■ **EXERCISE TASK**: Give back the full listing, character for character, with no pictures.
--- START OF SUPPLIED MATERIAL ---
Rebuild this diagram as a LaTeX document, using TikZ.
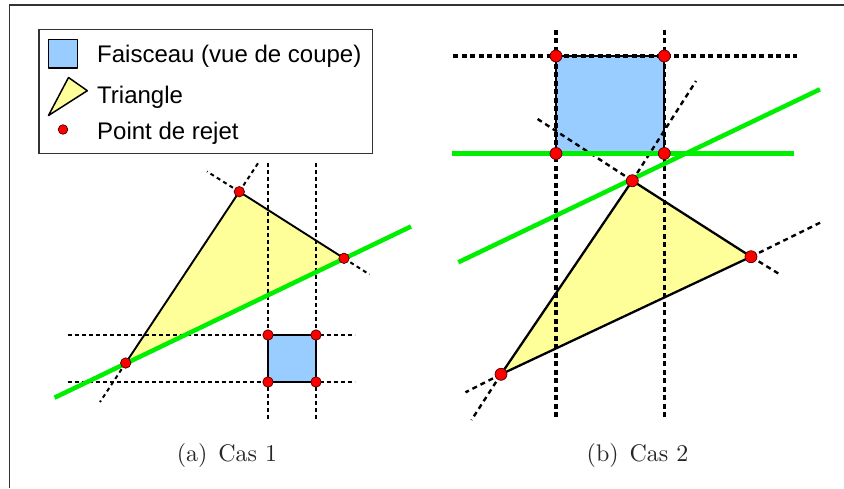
\documentclass[tikz,border=0pt]{standalone}
\usepackage{fontspec}
\newfontfamily\legfont{Liberation Sans}
\newfontfamily\capfont{lmroman10-regular}[Extension=.otf]
\definecolor{beamblue}{HTML}{99CCFF}
\definecolor{triyellow}{HTML}{FFFF99}
\definecolor{rejgreen}{HTML}{00EE00}
\definecolor{rejred}{HTML}{FF0000}
\tikzset{
  frameline/.style={draw=black!80, line width=1.5pt},
  beam/.style={fill=beamblue, draw=black, line width=1.8pt, line join=round},
  tri/.style={fill=triyellow, draw=black, line width=1.9pt, line join=round},
  guideA/.style={draw=black, line width=2pt, dash pattern=on 4pt off 3pt},
  guideB/.style={draw=black, line width=3.3pt, dash pattern=on 5pt off 3.5pt},
  extA/.style={draw=black, line width=2pt, dash pattern=on 4pt off 3.5pt},
  extB/.style={draw=black, line width=2.4pt, dash pattern=on 5pt off 4pt},
  plane/.style={draw=rejgreen, line width=4.5pt},
  rejdot/.style={fill=rejred, draw=black!70!red, line width=0.7pt},
  legtext/.style={inner sep=0pt, anchor=base west, font=\legfont\fontsize{24}{28}\selectfont},
  captext/.style={inner sep=0pt, anchor=base, text=black!85, font=\capfont\fontsize{24}{28}\selectfont}
}
\begin{document}
\begin{tikzpicture}[x=1pt,y=-1pt]
\useasboundingbox (0,0) rectangle (844,488);
% outer frame (left and top edges visible)
\draw[frameline] (9.5,488) -- (9.5,5) -- (844,5);

% ---------------- Legend ----------------
\draw[draw=black!80, line width=1.2pt] (39,29.5) rectangle (372.5,153.5);
\draw[beam, line width=1.5pt] (48.5,39.5) rectangle (77.5,68);
\node[legtext] (l1) at (97,62) {Faisceau (vue de coupe)};
\draw[tri, line width=1.5pt] (48.5,115.5) -- (68.5,77.5) -- (87.3,90.7) -- cycle;
\node[legtext] (l2) at (97,103) {Triangle};
\fill[rejdot] (63,129.5) circle (4.8pt);
\node[legtext] (l3) at (97,139.5) {Point de rejet};

% ---------------- Cas 1 ----------------
\coordinate (a1) at (239.3,191.7);
\coordinate (a2) at (344,258.3);
\coordinate (a3) at (125.7,363);
\coordinate (s1) at (268,335);
\coordinate (s2) at (316,335);
\coordinate (s3) at (316,382);
\coordinate (s4) at (268,382);
\draw[tri] (a1) -- (a2) -- (a3) -- cycle;
\draw[beam] (s1) -- (s2) -- (s3) -- (s4) -- cycle;
% guide lines
\draw[guideA] (268,162.5) -- (268,421);
\draw[guideA] (316,162.5) -- (316,421);
\draw[guideA] (67.5,335) -- (354.5,335);
\draw[guideA] (67.5,382) -- (354.5,382);
% edge extensions
\draw[extA] (a1) -- (207,171.5);
\draw[extA] (a1) -- (259.5,161);
\draw[extA] (a2) -- (369.5,274.5);
\draw[extA] (a3) -- (100,402);
% separating plane
\draw[plane] (54.5,397.7) -- (411,226.5);
% rejection points
\foreach \p in {a1,a2,a3,s1,s2,s3,s4} \fill[rejdot] (\p) circle (5.2pt);
\node[captext] (capA) at (227,461.7) {(a)\hskip0.45em Cas 1};

% ---------------- Cas 2 ----------------
\coordinate (b1) at (632.3,180.7);
\coordinate (b2) at (751,256.7);
\coordinate (b3) at (501,374.3);
\coordinate (t1) at (556,56);
\coordinate (t2) at (664.3,56);
\coordinate (t3) at (664.3,153.5);
\coordinate (t4) at (556,153.5);
\draw[tri, line width=2.3pt] (b1) -- (b2) -- (b3) -- cycle;
\draw[beam, line width=2.3pt] (t1) -- (t2) -- (t3) -- (t4) -- cycle;
% guide lines
\draw[guideB] (556,29.5) -- (556,418.5);
\draw[guideB] (664.3,29.5) -- (664.3,418.5);
\draw[guideB] (453,56) -- (797,56);
% edge extensions
\draw[extB] (b1) -- (535,117.3);
\draw[extB] (b1) -- (696,81);
\draw[extB] (b2) -- (780,274.5);
\draw[extB] (b2) -- (822.5,221.5);
\draw[extB] (b3) -- (465.5,392.3);
\draw[extB] (b3) -- (471.5,420);
% separating planes
\draw[plane] (452.3,153.7) -- (794,153.7);
\draw[plane] (458.3,262.3) -- (820,89.3);
% rejection points
\foreach \p in {b1,b2,b3,t1,t2,t3,t4} \fill[rejdot] (\p) circle (6pt);
\node[captext] (capB) at (637.5,461.7) {(b)\hskip0.45em Cas 2};
\end{tikzpicture}
\end{document}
--- END OF SUPPLIED MATERIAL ---
■ **CORRECT ANSWER**:
Rebuild this diagram as a LaTeX document, using TikZ.
\documentclass[tikz,border=0pt]{standalone}
\usepackage{fontspec}
\newfontfamily\legfont{Liberation Sans}
\newfontfamily\capfont{lmroman10-regular}[Extension=.otf]
\definecolor{beamblue}{HTML}{99CCFF}
\definecolor{triyellow}{HTML}{FFFF99}
\definecolor{rejgreen}{HTML}{00EE00}
\definecolor{rejred}{HTML}{FF0000}
\tikzset{
  frameline/.style={draw=black!80, line width=1.5pt},
  beam/.style={fill=beamblue, draw=black, line width=1.8pt, line join=round},
  tri/.style={fill=triyellow, draw=black, line width=1.9pt, line join=round},
  guideA/.style={draw=black, line width=2pt, dash pattern=on 4pt off 3pt},
  guideB/.style={draw=black, line width=3.3pt, dash pattern=on 5pt off 3.5pt},
  extA/.style={draw=black, line width=2pt, dash pattern=on 4pt off 3.5pt},
  extB/.style={draw=black, line width=2.4pt, dash pattern=on 5pt off 4pt},
  plane/.style={draw=rejgreen, line width=4.5pt},
  rejdot/.style={fill=rejred, draw=black!70!red, line width=0.7pt},
  legtext/.style={inner sep=0pt, anchor=base west, font=\legfont\fontsize{24}{28}\selectfont},
  captext/.style={inner sep=0pt, anchor=base, text=black!85, font=\capfont\fontsize{24}{28}\selectfont}
}
\begin{document}
\begin{tikzpicture}[x=1pt,y=-1pt]
\useasboundingbox (0,0) rectangle (844,488);
% outer frame (left and top edges visible)
\draw[frameline] (9.5,488) -- (9.5,5) -- (844,5);

% ---------------- Legend ----------------
\draw[draw=black!80, line width=1.2pt] (39,29.5) rectangle (372.5,153.5);
\draw[beam, line width=1.5pt] (48.5,39.5) rectangle (77.5,68);
\node[legtext] (l1) at (97,62) {Faisceau (vue de coupe)};
\draw[tri, line width=1.5pt] (48.5,115.5) -- (68.5,77.5) -- (87.3,90.7) -- cycle;
\node[legtext] (l2) at (97,103) {Triangle};
\fill[rejdot] (63,129.5) circle (4.8pt);
\node[legtext] (l3) at (97,139.5) {Point de rejet};

% ---------------- Cas 1 ----------------
\coordinate (a1) at (239.3,191.7);
\coordinate (a2) at (344,258.3);
\coordinate (a3) at (125.7,363);
\coordinate (s1) at (268,335);
\coordinate (s2) at (316,335);
\coordinate (s3) at (316,382);
\coordinate (s4) at (268,382);
\draw[tri] (a1) -- (a2) -- (a3) -- cycle;
\draw[beam] (s1) -- (s2) -- (s3) -- (s4) -- cycle;
% guide lines
\draw[guideA] (268,162.5) -- (268,421);
\draw[guideA] (316,162.5) -- (316,421);
\draw[guideA] (67.5,335) -- (354.5,335);
\draw[guideA] (67.5,382) -- (354.5,382);
% edge extensions
\draw[extA] (a1) -- (207,171.5);
\draw[extA] (a1) -- (259.5,161);
\draw[extA] (a2) -- (369.5,274.5);
\draw[extA] (a3) -- (100,402);
% separating plane
\draw[plane] (54.5,397.7) -- (411,226.5);
% rejection points
\foreach \p in {a1,a2,a3,s1,s2,s3,s4} \fill[rejdot] (\p) circle (5.2pt);
\node[captext] (capA) at (227,461.7) {(a)\hskip0.45em Cas 1};

% ---------------- Cas 2 ----------------
\coordinate (b1) at (632.3,180.7);
\coordinate (b2) at (751,256.7);
\coordinate (b3) at (501,374.3);
\coordinate (t1) at (556,56);
\coordinate (t2) at (664.3,56);
\coordinate (t3) at (664.3,153.5);
\coordinate (t4) at (556,153.5);
\draw[tri, line width=2.3pt] (b1) -- (b2) -- (b3) -- cycle;
\draw[beam, line width=2.3pt] (t1) -- (t2) -- (t3) -- (t4) -- cycle;
% guide lines
\draw[guideB] (556,29.5) -- (556,418.5);
\draw[guideB] (664.3,29.5) -- (664.3,418.5);
\draw[guideB] (453,56) -- (797,56);
% edge extensions
\draw[extB] (b1) -- (535,117.3);
\draw[extB] (b1) -- (696,81);
\draw[extB] (b2) -- (780,274.5);
\draw[extB] (b2) -- (822.5,221.5);
\draw[extB] (b3) -- (465.5,392.3);
\draw[extB] (b3) -- (471.5,420);
% separating planes
\draw[plane] (452.3,153.7) -- (794,153.7);
\draw[plane] (458.3,262.3) -- (820,89.3);
% rejection points
\foreach \p in {b1,b2,b3,t1,t2,t3,t4} \fill[rejdot] (\p) circle (6pt);
\node[captext] (capB) at (637.5,461.7) {(b)\hskip0.45em Cas 2};
\end{tikzpicture}
\end{document}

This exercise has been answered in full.